In this book, I present a solution to the ecological inference problem: a method of inferring individual behavior from aggregate data that works in practice. Ecological inference is the process of using aggregate (i.e., ``ecological'') data to infer discrete individual-level relationships of interest when individual-level data are not available. Existing methods of ecological inference generate very inaccurate conclusions about the empirical world--which thus gives rise to the ecological inference problem. Most scholars who analyze aggregate data routinely encounter some form of this problem.

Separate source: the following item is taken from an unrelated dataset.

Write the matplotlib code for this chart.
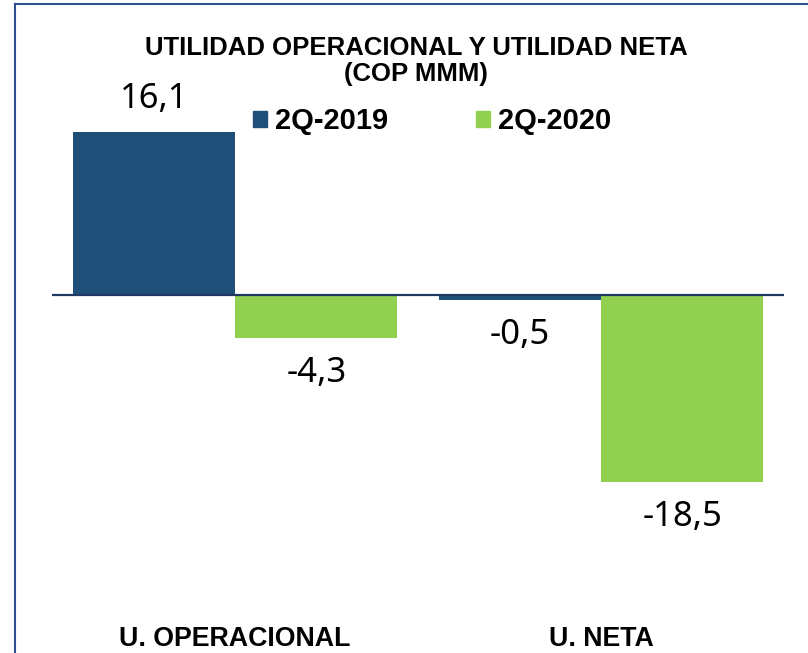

The ecological inference problem has been among the longest standing,
hitherto unsolved problems in quantitative social science. It was
originally raised over seventy-five years ago as the first statistical problem
in the nascent discipline of political science, and it has held back
research agendas in most of its empirical subfields. Ecological
inferences are required in political science research when
individual-level surveys are unavailable (for example, local or comparative
electoral politics), unreliable (racial politics), insufficient
(political geography), or infeasible (political history). They are
also required in
numerous areas of major significance in public policy
(for example, for applying the Voting Rights Act) and other academic
disciplines, ranging from epidemiology and marketing to sociology and
quantitative history.
Because the ecological inference problem is caused by the lack of individual-level information, no method of ecological inference, including that introduced in this book, will produce precisely accurate results in every instance. However, potential difficulties are minimized here by models that include more available information, diagnostics to evaluate when assumptions need to be modified, and realistic uncertainty estimates for all quantities of interest. For political methodologists, many opportunities remain, and I hope the results reported here lead to continued research into and further improvements in the methods of ecological inference. But most importantly, the solution to the ecological inference problem presented here is designed so that empirical researchers can investigate substantive questions that have heretofore proved intractable. Perhaps it will also lead to new theories and empirical research in areas where analysts have feared to tread due to the lack of reliable ecological methods or individual-level data.